30
Jan

student loan consolidation

It is no secret that student loans are one of the fastest growing consumer-based loans. In 2017, graduates owed an average of $39,400 due to a combination of private and federal loans.

And while collecting a loan is becoming an increasingly common occurrence, keeping track of all your loans, due dates, and minimum repayments can be very confusing and stressful.

If this applies to you, then consider consolidating your loans in order to manage your debt as efficiently as possible. However, while that sounds like a great option, it is important to know what you are getting into before you make any commitment.

What is Student Loan Consolidation?

If you find yourself burdened with the weight of all your loans and you wish to streamline repayments, a great way to do so is by consolidating your debt with a Direct Consolidation Loan. This simply means the government provides you with a new loan for the cumulative amount of all your old ones ensuring all subsequent repayments are grouped together.

Another plus is the fact that the interest offered on this sort of loan is fixed; meaning it is not going to change throughout the duration of your loan. Usually, this interest rate is calculated by taking the average of all your previous loans.

Taking out a Direct Consolidation loan allows you to reduce the stress caused by your debt and provides you with all the benefits of a federal loan. Furthermore, it’s also possible that Direct Consolidation loans allow you to qualify you for other federal government benefit programs.

When is it the Right Time to Consolidate My Loan?

student loan

While it’s not necessary to consolidate your loans, and you may not need to, doing so can be beneficial. Here are some situations that might make you want to consider consolidating your loan:

You Want a Lower Monthly Payment Rate

As a graduate, you automatically become enrolled in a 10-year standard repayment plan. If you cannot afford your repayments, you may want to consider consolidating your loans in order to get your repayment extended for about 30 years reducing your repayment amount.

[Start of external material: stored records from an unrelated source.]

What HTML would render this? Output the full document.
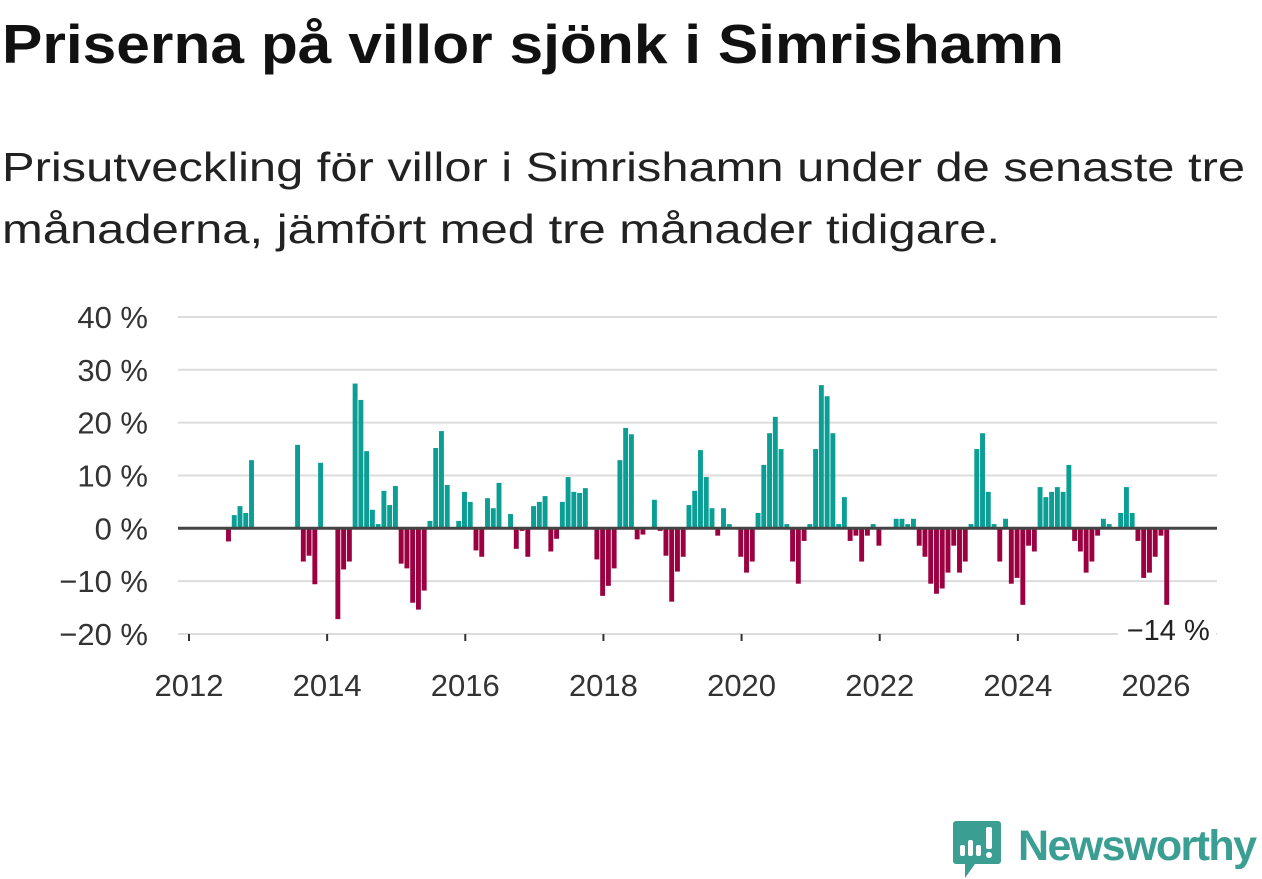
<!DOCTYPE html>
<html><head><meta charset="utf-8"><style>
html,body{margin:0;padding:0;background:#fff;width:1262px;height:879px;overflow:hidden;font-family:"Liberation Sans","DejaVu Sans",sans-serif;}
svg{position:absolute;left:0;top:0;}
</style></head><body>
<svg id="chart" width="1262" height="879">
<text x="2" y="63" font-size="55" font-weight="bold" fill="#111" textLength="1062" lengthAdjust="spacingAndGlyphs">Priserna på villor sjönk i Simrishamn</text>
<text x="2" y="181" font-size="41" fill="#222" textLength="1243" lengthAdjust="spacingAndGlyphs">Prisutveckling för villor i Simrishamn under de senaste tre</text>
<text x="2" y="243" font-size="41" fill="#222" textLength="998" lengthAdjust="spacingAndGlyphs">månaderna, jämfört med tre månader tidigare.</text>
</svg>
<script>
const startYear = 2012;
const values = [
0,0,0,0,0,0,-2.3,2.5,4.2,2.9,12.9,0,
0,0,0,0,0,0,15.8,-6.1,-5.0,-10.4,12.4,0,
0,-17.0,-7.6,-6.1,27.4,24.3,14.6,3.5,0.8,7.1,4.4,8.0,
-6.5,-7.4,-13.9,-15.2,-11.6,1.4,15.2,18.4,8.2,0,1.4,6.9,
5.0,-4.0,-5.2,5.7,3.8,8.6,0,2.7,-3.7,-0.3,-5.2,4.2,
5.0,6.1,-4.2,-1.8,5.0,9.7,6.9,6.7,7.6,0,-5.7,-12.6,
-10.7,-7.4,12.9,19.0,17.8,-1.9,-1.0,0,5.4,-0.3,-5.0,-13.7,
-8.0,-5.2,4.4,7.1,14.8,9.7,3.8,-1.2,3.8,0.8,0,-5.2,
-8.2,-6.1,2.9,12.0,18.0,21.1,15.0,0.8,-6.1,-10.3,-2.2,0.8,
15.0,27.1,25.0,18.0,0.8,5.9,-2.2,-1.2,-6.1,-1.2,0.8,-3.1,
0,0,1.8,1.8,0.8,1.8,-3.1,-5.2,-10.3,-12.2,-11.2,-8.2,
-3.1,-8.2,-6.1,0.8,15.0,18.0,6.9,0.8,-6.1,1.8,-10.3,-9.2,
-14.3,-3.1,-4.2,7.8,5.9,6.9,7.8,6.9,12.0,-2.2,-4.2,-8.2,
-6.1,-1.2,1.8,0.8,0,2.9,7.8,2.9,-2.2,-9.2,-8.2,-5.2,
-1.2,-14.3];
const yTicks = [40,30,20,10,0,-10,-20];
const yTickLabels = ["40 %","30 %","20 %","10 %","0 %","\u221210 %","\u221220 %"];
const xTicks = [2012,2014,2016,2018,2020,2022,2024,2026];
const lastLabel = "\u221214 %";

const NS="http://www.w3.org/2000/svg";
const svg=document.getElementById('chart');
function y(v){return 528.3 - v*5.283;}
function xm(m){return 189 + m*5.756;}
function xYear(yr){return xm((yr-startYear)*12);}
function mk(tag,attrs,parent){const e=document.createElementNS(NS,tag);for(const k in attrs)e.setAttribute(k,attrs[k]);(parent||svg).appendChild(e);return e;}
const FF='Liberation Sans, DejaVu Sans, sans-serif';

yTicks.forEach((t,i)=>{
  if(t!==0){
    const g=mk('line',{x1:178,x2:1217,y1:y(t),y2:y(t),stroke:'#dcdcdc','stroke-width':2});
    
    
  }
  const tx=mk('text',{x:148,y:y(t)+11,'text-anchor':'end','font-size':31,fill:'#333','font-family':FF});
  tx.textContent=yTickLabels[i];
  
  
});
values.forEach((v,m)=>{
  if(v===0)return;
  const top=v>0?y(v):y(0)+1;
  const h=Math.abs(y(v)-y(0));
  const r=mk('rect',{x:xm(m)+2.5,y:top,width:4.9,height:h,fill:v>0?'#0a9e94':'#9b0040'});
  
  
});
const z=mk('line',{x1:178,x2:1217,y1:y(0),y2:y(0),stroke:'#444','stroke-width':3});


xTicks.forEach(yr=>{
  const tk=mk('line',{x1:xYear(yr),x2:xYear(yr),y1:634,y2:641,stroke:'#333','stroke-width':2});
  
  
  const tx=mk('text',{x:xYear(yr),y:696,'text-anchor':'middle','font-size':31,fill:'#333','font-family':FF});
  tx.textContent=yr;
  
  
});
const lm=values.length-1;
const bg=mk('rect',{x:1118,y:612,width:98,height:32,fill:'#fff'});


const lt=mk('text',{x:xm(lm)+48,y:640,'text-anchor':'end','font-size':29,fill:'#222','font-family':FF});
lt.textContent=lastLabel;



const lg=mk('g',{});


mk('path',{d:'M956 821 h42 a3 3 0 0 1 3 3 v37 a3 3 0 0 1 -3 3 h-23 l-10 14 v-14 h-9 a3 3 0 0 1 -3 -3 v-37 a3 3 0 0 1 3 -3z',fill:'#3a9e92'},lg);
mk('rect',{x:960,y:845,width:5,height:11,rx:2,fill:'#fff'},lg);
mk('rect',{x:968,y:840,width:5,height:16,rx:2,fill:'#fff'},lg);
mk('rect',{x:976,y:845,width:5,height:11,rx:2,fill:'#fff'},lg);
mk('rect',{x:986,y:827,width:6,height:22,rx:2,fill:'#fff'},lg);
mk('circle',{cx:989,cy:855,r:3,fill:'#fff'},lg);
const lt2=mk('text',{x:1018,y:860,'font-size':43,fill:'#3a9e92','font-weight':'bold','font-family':FF,textLength:239},lg);
lt2.textContent='Newsworthy';
</script>
</body></html>
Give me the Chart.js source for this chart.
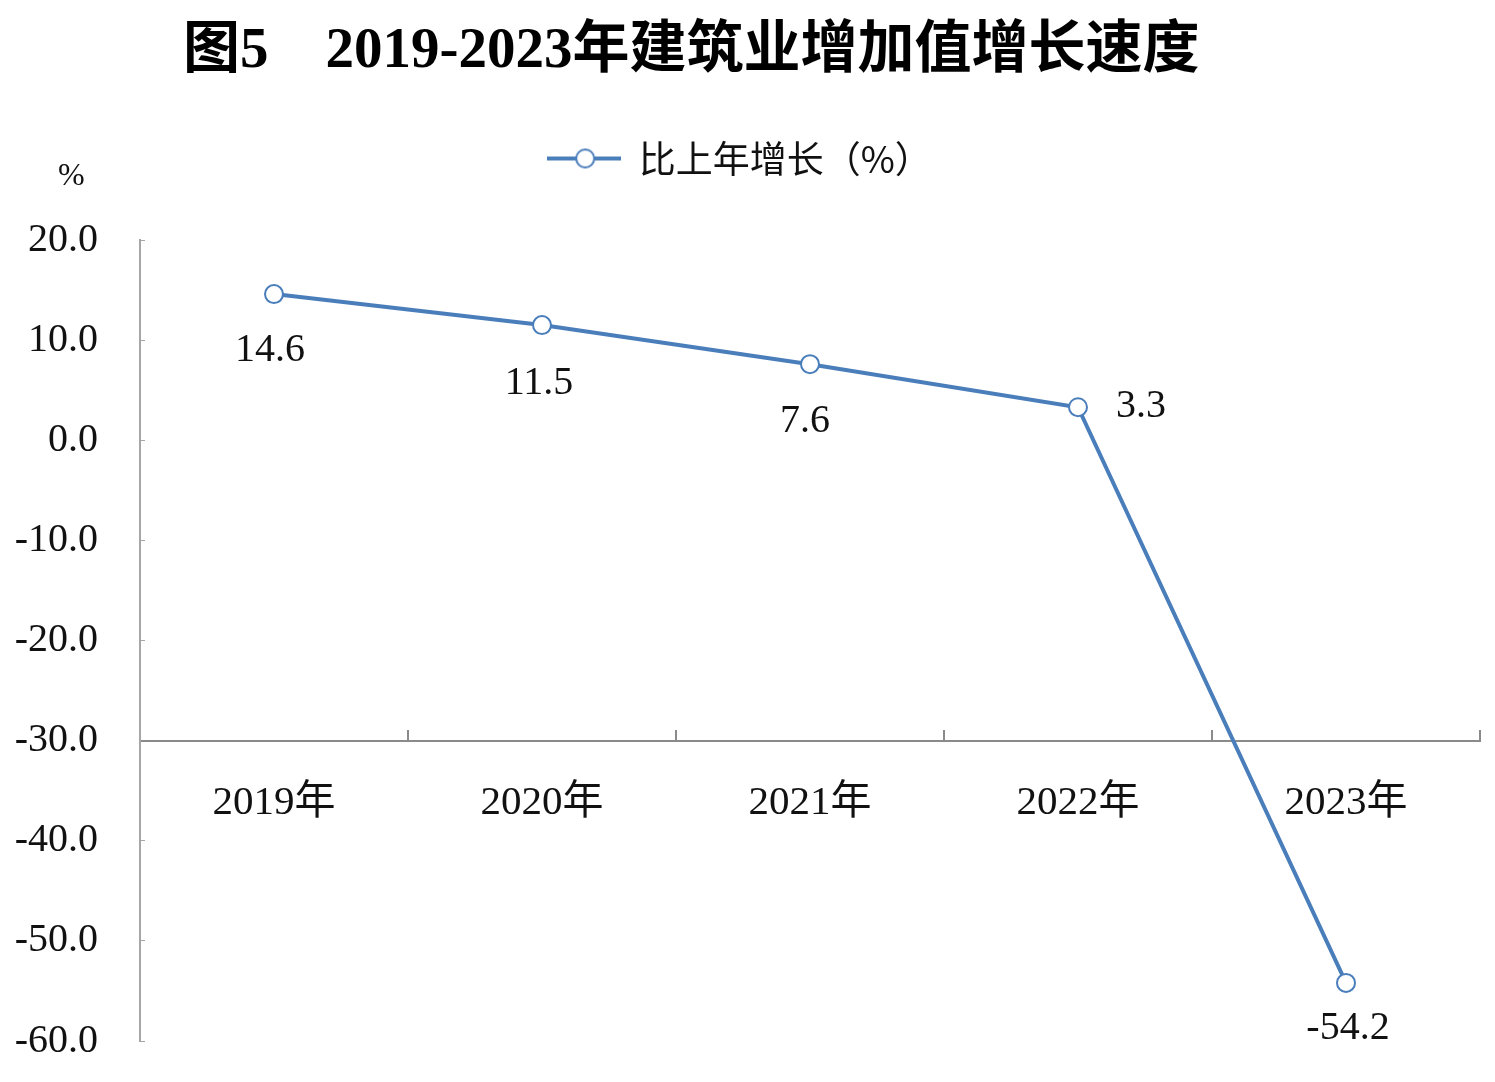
<!DOCTYPE html>
<html>
<head>
<meta charset="utf-8">
<script src="https://cdn.jsdelivr.net/npm/chart.js@4/dist/chart.umd.min.js"></script>
<style>
  html, body { margin: 0; padding: 0; background: #fff; }
  #wrap { position: relative; width: 1495px; height: 1082px; overflow: hidden; }
  #title {
    position: absolute; left: 183px; top: 19px; margin: 0;
    font: bold 57px "Liberation Serif", "Noto Sans CJK SC", serif;
    line-height: 1; color: #000; white-space: pre;
  }
  #unit {
    position: absolute; left: 58px; top: 158px;
    font: 32px "Liberation Serif", serif; line-height: 1; color: #111;
  }
  canvas { position: absolute; left: 0; top: 0; }
</style>
</head>
<body>
<div id="wrap">
  <canvas id="chart" width="1495" height="1082"></canvas>
  <div id="title">图5　2019-2023年建筑业增加值增长速度</div>
  <div id="unit">%</div>
</div>
<script>
// Data
const years = ['2019年', '2020年', '2021年', '2022年', '2023年'];
const growth = [14.6, 11.5, 7.6, 3.3, -54.2];
const seriesLabel = '比上年增长（%）';

const BLUE = '#4a7ebb';
const serif = '"Liberation Serif", "Noto Sans CJK SC", serif';

// Where each value label sits relative to its point (dx, dy)
const labelOffsets = [[-4, 56], [-3, 58], [-5, 57], [63, -1], [2, 46]];

// Empty gap between the legend and the plot area
const LEGEND_GAP = 53;

// Legend marker: short line with an open circle on it
function legendMarker() {
  const c = document.createElement('canvas');
  c.width = 74; c.height = 26;
  const ctx = c.getContext('2d');
  ctx.strokeStyle = BLUE;
  ctx.lineWidth = 4;
  ctx.beginPath();
  ctx.moveTo(0, 13); ctx.lineTo(74, 13);
  ctx.stroke();
  ctx.beginPath();
  ctx.arc(38, 13, 9, 0, Math.PI * 2);
  ctx.fillStyle = '#fff';
  ctx.fill();
  ctx.lineWidth = 2;
  ctx.stroke();
  return c;
}

// Adds a blank layout box under the legend
const legendGap = {
  id: 'legendGap',
  beforeInit(chart) {
    Chart.layouts.addBox(chart, {
      position: 'top',
      weight: 500,
      fullSize: true,
      options: {},
      top: 0, left: 0, bottom: 0, right: 0, width: 0, height: 0,
      isHorizontal() { return true; },
      update(maxWidth) {
        this.width = maxWidth;
        this.height = LEGEND_GAP;
      },
      draw() {}
    });
  }
};

const valueLabels = {
  id: 'valueLabels',
  afterDatasetsDraw(chart) {
    const ctx = chart.ctx;
    const meta = chart.getDatasetMeta(0);
    ctx.save();
    ctx.font = '40px ' + serif;
    ctx.fillStyle = '#111';
    ctx.textAlign = 'center';
    ctx.textBaseline = 'middle';
    meta.data.forEach((pt, i) => {
      const [dx, dy] = labelOffsets[i];
      ctx.fillText(growth[i].toFixed(1), pt.x + dx, pt.y + dy);
    });
    ctx.restore();
  }
};

new Chart(document.getElementById('chart'), {
  type: 'line',
  plugins: [legendGap, valueLabels],
  data: {
    labels: years,
    datasets: [{
      label: seriesLabel,
      data: growth,
      borderColor: BLUE,
      borderWidth: 4,
      backgroundColor: '#fff',
      pointBackgroundColor: '#fff',
      pointBorderColor: BLUE,
      pointBorderWidth: 2,
      pointRadius: 9,
      tension: 0,
      fill: false
    }]
  },
  options: {
    responsive: false,
    animation: false,
    layout: {
      padding: { top: 79, right: 15, bottom: 41, left: 0 }
    },
    scales: {
      x: {
        type: 'category',
        offset: true,
        position: { y: -30 },
        border: { color: '#8a8a8a', width: 2 },
        grid: {
          offset: true,
          drawOnChartArea: false,
          color: '#8a8a8a',
          lineWidth: 2,
          tickLength: -12
        },
        ticks: {
          font: { family: serif, size: 41 },
          color: '#111',
          padding: 50,
          maxRotation: 0
        }
      },
      y: {
        min: -60,
        max: 20,
        afterFit(scale) {
          // fixed axis width; tick padding should not eat vertical space
          scale.width = 140;
          scale.paddingTop = 0;
          scale.paddingBottom = 0;
        },
        border: { color: '#a6a6a6', width: 2 },
        grid: {
          drawOnChartArea: false,
          color: '#a6a6a6',
          tickLength: -5
        },
        ticks: {
          stepSize: 10,
          font: { family: serif, size: 40 },
          color: '#111',
          padding: 47,
          callback: v => v.toFixed(1)
        }
      }
    },
    plugins: {
      legend: {
        position: 'top',
        labels: {
          usePointStyle: true,
          pointStyle: legendMarker(),
          pointStyleWidth: 72,
          padding: 61,
          color: '#111',
          font: { family: '"Noto Sans CJK SC", sans-serif', size: 37 }
        }
      },
      tooltip: { enabled: false }
    }
  }
});
</script>
</body>
</html>
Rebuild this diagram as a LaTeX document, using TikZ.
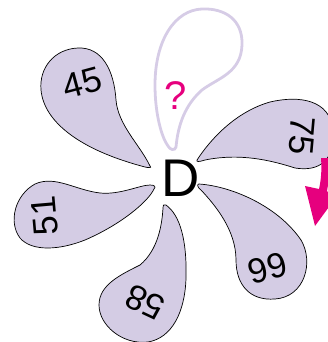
\documentclass[tikz,border=0pt]{standalone}
\usepackage{fontspec}
\setmainfont{Liberation Sans}
\definecolor{petal}{RGB}{212,204,228}
\definecolor{petalline}{RGB}{214,204,230}
\definecolor{mag}{RGB}{230,0,126}
\tikzset{
  petalshape/.style={fill=petal, draw=black, line width=0.7pt},
  emptypetal/.style={draw=petalline, line width=2.8pt},
  numlabel/.style={font=\fontsize{35}{35}\selectfont, inner sep=0pt},
}
\begin{document}
\begin{tikzpicture}[x=1pt,y=-1pt]
\clip (0,0) rectangle (328,342);
% petal 45
\draw[petalshape] (150,166) .. controls (140,145) and (118,125) .. (116,100)
  .. controls (114,70) and (102,47) .. (78,48)
  .. controls (54,49) and (39,68) .. (41,90)
  .. controls (44,122) and (80,150) .. (145,167)
  .. controls (149,168) and (152,168) .. (150,166) -- cycle;
% petal 51
\draw[petalshape] (154,189) .. controls (148,202) and (120,225) .. (85,240)
  .. controls (60,250) and (32,252) .. (20,238)
  .. controls (8,222) and (15,195) .. (35,184)
  .. controls (55,175) and (75,190) .. (100,193)
  .. controls (120,195) and (140,185) .. (150,185)
  .. controls (155,185) and (156,187) .. (154,189) -- cycle;
% petal 58
\draw[petalshape] (166,205) .. controls (180,215) and (187,240) .. (186,278)
  .. controls (185,312) and (172,338) .. (148,342)
  .. controls (122,345) and (99,325) .. (99,305)
  .. controls (99,285) and (120,275) .. (140,265)
  .. controls (158,250) and (162,225) .. (163,208)
  .. controls (163,205) and (164,204) .. (166,205) -- cycle;
% petal 66
\draw[petalshape] (199,184) .. controls (230,186) and (277,205) .. (301,240)
  .. controls (314,262) and (305,297) .. (275,299)
  .. controls (250,301) and (236,285) .. (236,260)
  .. controls (236,230) and (215,205) .. (201,190)
  .. controls (197,187) and (197,184) .. (199,184) -- cycle;
% petal 75
\draw[petalshape] (197,160) .. controls (210,140) and (235,112) .. (270,102)
  .. controls (300,95) and (330,100) .. (333,130)
  .. controls (335,160) and (320,172) .. (295,168)
  .. controls (270,160) and (240,153) .. (205,160)
  .. controls (199,162) and (196,162) .. (197,160) -- cycle;
% empty petal
\draw[emptypetal] (176,147) .. controls (178,125) and (185,105) .. (202,90)
  .. controls (218,78) and (241,73) .. (242,45)
  .. controls (243,20) and (225,8) .. (202,9)
  .. controls (175,10) and (155,40) .. (155,85)
  .. controls (155,115) and (162,138) .. (168,146)
  .. controls (170,150) and (175,151) .. (176,147) -- cycle;
% arrow
\fill[mag] (321,158) .. controls (322,170) and (321,180) .. (319,189)
  -- (305,186) -- (315,226) -- (334,200) -- (327,191)
  .. controls (329,180) and (330,170) .. (330,158) -- cycle;
% labels
\node[numlabel, rotate=15] (n45) at (82,83) {45};
\node[numlabel, rotate=95] (n51) at (45,216) {51};
\node[numlabel, rotate=155] (n58) at (145,302) {58};
\node[numlabel, rotate=195] (n66) at (268,268) {66};
\node[numlabel, rotate=-95] (n75) at (302,136) {75};
\node[font=\fontsize{40}{40}\selectfont, text=mag, inner sep=0pt] (q) at (176,96) {?};
\node[font=\fontsize{53}{53}\selectfont, inner sep=0pt] (D) at (181,178) {D};
\end{tikzpicture}
\end{document}
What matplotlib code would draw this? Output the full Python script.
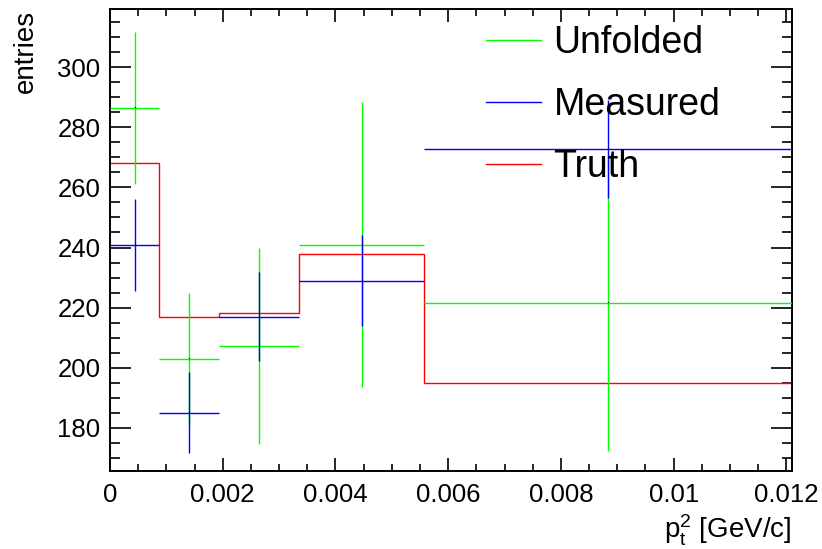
import matplotlib
matplotlib.use("Agg")
import matplotlib.pyplot as plt
from matplotlib.lines import Line2D
import numpy as np

plt.rcParams['font.family'] = ['Liberation Sans', 'DejaVu Sans']
plt.rcParams['mathtext.fontset'] = 'custom'
plt.rcParams['mathtext.rm'] = 'Liberation Sans'
plt.rcParams['mathtext.it'] = 'Liberation Sans'

# binning in p_t^2 [GeV/c]
bin_edges = [0.0, 0.000875, 0.00194, 0.00336, 0.00557, 0.0121]

unfolded = [286.4, 202.8, 207.2, 241.0, 221.5]
unfolded_err = [25.4, 22.0, 32.5, 47.3, 49.2]

measured = [240.9, 185.0, 217.0, 229.0, 272.8]
measured_err = [15.3, 13.5, 14.7, 15.1, 16.2]

truth = [268.0, 217.0, 218.1, 238.0, 195.0]

series_labels = ["Unfolded", "Measured", "Truth"]

edges = np.array(bin_edges)
centers = 0.5 * (edges[:-1] + edges[1:])
half_w = 0.5 * (edges[1:] - edges[:-1])

fig = plt.figure(figsize=(8.22, 5.49), dpi=100)
ax = fig.add_axes([110 / 822, 78 / 549, 682 / 822, 462 / 549])

lw = 1.0
ax.stairs(truth, edges, baseline=None, color='#ff0000', lw=lw, zorder=2)
ax.errorbar(centers, unfolded, xerr=half_w, yerr=unfolded_err, fmt='none',
            ecolor='#00ff00', elinewidth=lw, capsize=0, zorder=3)
ax.errorbar(centers, measured, xerr=half_w, yerr=measured_err, fmt='none',
            ecolor='#0000ff', elinewidth=lw, capsize=0, zorder=4)
ax.plot(centers, unfolded, ',', color='black', zorder=5)
ax.plot(centers, measured, ',', color='black', zorder=5)

ax.set_xlim(edges[0], edges[-1])
ax.set_ylim(165.6, 319.4)

ax.set_xticks([0, 0.002, 0.004, 0.006, 0.008, 0.01, 0.012])
ax.set_xticklabels(["0", "0.002", "0.004", "0.006", "0.008", "0.01", "0.012"])
ax.set_xticks(np.arange(0, 0.0121, 0.0005), minor=True)
ax.set_yticks([180, 200, 220, 240, 260, 280, 300])
ax.set_yticks(np.arange(170, 320, 5), minor=True)

for s in ax.spines.values():
    s.set_linewidth(1.4)

ax.tick_params(axis='both', which='both', direction='in', top=True, right=True, width=1.2)
ax.tick_params(axis='x', which='major', length=9.5, pad=8.5, labelsize=18.5)
ax.tick_params(axis='x', which='minor', length=4.8)
ax.tick_params(axis='y', which='major', length=14.8, pad=7, labelsize=18.5)
ax.tick_params(axis='y', which='minor', length=7.0)

fig.text(13 / 822, 1 - 10 / 549, "entries", rotation=90, ha='left', va='top', fontsize=20)
fig.text(792 / 822, 1 - 538 / 549, r"$\mathrm{p}_{\mathrm{t}}^{2}$ [GeV/c]",
         ha='right', va='baseline', fontsize=20)

handles = [Line2D([], [], color='#00ff00', lw=lw),
           Line2D([], [], color='#0000ff', lw=lw),
           Line2D([], [], color='#ff0000', lw=lw)]
leg = ax.legend(handles, series_labels, loc='upper left',
                bbox_to_anchor=(486 / 822, 1 - 25 / 549), bbox_transform=fig.transFigure,
                frameon=False, fontsize=27, handlelength=1.47, handletextpad=0.33,
                labelspacing=0.69, borderpad=0, borderaxespad=0)
leg.set_zorder(10)

fig.savefig("out.png", dpi=100)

While this means you pay more interest over the new duration of your loan, for some people the breathing room it provides their budget is worth it.

You Don’t Qualify for Loan Forgiveness or IDR Plans

If you have received loans in the past from the federal government through its Family Education Loan program or the Perkins loans, you do not qualify for the following:

  • Income-driven Repayment Plans: With an IDR plan, the length of repayment is extended, and the monthly payment is fixed at a percentage of your discretionary income. Also, depending on income and family size, you could receive payment as low as $0. After 20 – 25 years of consecutive payments, what is left is forgiven, but you still have to pay taxes regardless.
  • Public Service Loan Forgiveness: If you apply for a position at a nonprofit approved by the government or a government agency, you could be eligible for loan forgiveness through the PSLF. As soon as you have made 120 qualifying payments (payments under an IDR plan work as well), the rest of the loan is forgiven.

Should you consolidate your loans, they become part of the Direct Loan Program making you eligible for PSLF or IDR plans.

You Want a Set Interest Rate

If you have a mix of federal and private loans, chances are you are paying varying rates. This makes it hard to plan for the next month as the value could change depending on how the market behaves.

The stability afforded by a fixed-rate loan along with fixed payments is one of the reasons why consolidation is so popular. As soon as you consolidate, your new loan will have a set rate and a repayment plan that does not change.

Consolidating vs. Student Loan Restructuring

Although the terms ‘consolidation,’ ‘restructuring,’ and ‘refinancing’ are used interchangeably, the truth is they do not mean the same thing. While getting a Direct Consolidation Loan has its positives, it may not save you money. And you can only qualify if you have federal loans.

If you fit into this category, then what you need is refinancing. When a refinancing loan is taken out from a private lender, you can pay for some or all of your loans. You could also get access to new interest rates, new repayment period, and new minimum payments.

But refinancing is not without its cons. If you refinance a federal student loan, you become ineligible for benefits like IDR plans and PSLF.

When to Refinance Over Consolidating Your Loans

You Want to Save Money as You are Repaying Your Loans

After refinancing a loan, you could be eligible for a lower interest rate which could mean more money saved totaling thousands of dollars over your repayment period.

Consider this; you had $35,000 in student loans, a 10-year repayment plan, and a 7% interest rate; you would end up paying back a total of $48,766 over the length of your loan. Due to the interest, you would end up paying over $13,000 in addition to the amount borrowed.

But if you sought out refinancing and you were approved for the same repayment plan with a 4% rate, the total amount you would pay would be $42,523 meaning you would save about $6000.

You Don’t Want a Fluctuating Interest Rate

student loan debt

If you have private student loans or old federal loans, you could be subject to multiple interest rates, and as the market goes through cycles, the amount you are expected to repay could be different from month to month.

If you want to have a fixed amount you are expected to pay every month, you can opt for loan refinancing and request for a static interest rate. This means your loan amount does not change and neither does your repayment amount.

You Want a Lower Monthly Payment

If you cannot meet your monthly repayments, you can also consider refinancing your loans. You can be approved for a lower interest rate and a much longer repayment term reducing how much you are expected to pay every month.